SALT LAKE CITY (ABC4 Utah) – Maybe Ted Bundy was getting too much credit in Utah.

For years, law enforcement linked the 1975 disappearance of Nancy Baird to Bundy. But a new theory has emerged. Baird is presumed dead after she was vanished while working at a gas station in East Layton.

It was former Davis County Sheriff William “Dub” Lawrence who said it was his “gut instinct” that Bundy murdered Baird.  But Lawrence produced only circumstantial evidence and not enough for prosecutors to file charges against Bundy.

Prior to his execution in 1989, Bundy denied he murdered Baird.

After 45-years Lawrence still has misgiving about their investigation.

“Nancy’s fell through the cracks in my judgement,” Lawrence said.  “I felt guilty about it.”

At the time Lawrence said they had many high-profile cases that tasked his detectives.  For a month after Baird disappeared, they questioned persons of interest but could not come up with a suspect.  Then, Bundy entered the picture in August 1975.

“It’s what we call the law of probability,” Lawrence said.  “It’s not provable but if you work back by process of elimination you come up with the most logical scenario.”

But the Utah Cold Case Coalition has been investigating Baird’s disappearance and noticed that Baird’s investigation stopped after Bundy came into the picture.

“A lot of the investigation stopped there.” said Karra Porter, co-founder of the coalition.  “So we talked to quite a few people that were never interviewed.”

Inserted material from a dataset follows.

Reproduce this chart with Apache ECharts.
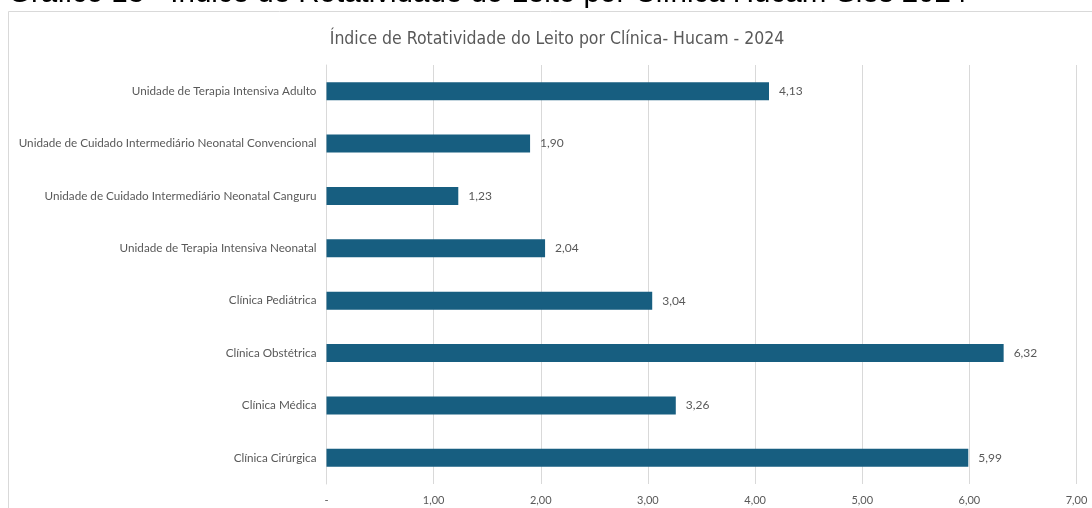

Some of those people who were interviewed include former law enforcement from that time period.  They’ve been able to put together a possible theory.

“We have an additional theory,” she said.  “(Retired law enforcement) are pointing us in a different direction.”

At the time, Baird was a single parent and divorced from her husband.  Floyd Baird was out of state when Baird disappeared.  But he was cleared by authorities in 1975.  Porter also agreed with that finding.

But they’ve come across two possible persons of interest, one who was trying to court Baird.  Porter said the feeling wasn’t mutual.

“One of the names we’ve been given by former law enforcement does have a subsequent history of sex offenses and a criminal record and so that at least adds to the red flag,” Porter said.

And she said witnesses who were never interviewed told of a pickup truck leaving the scene about the time Baird was taken.

“What we’ve learned so far is that one of the two suspects would be consistent with potentially having a pickup like that,” she said.

Of the two people they are investigating, Porter said one stands out more than the other.  His criminal history landed him in prison.  The coalition is attempting to interview him but COVID-19 is preventing that from happening. 

“We’re not ruling out Bundy,” she said.  “This is just an additional theory.”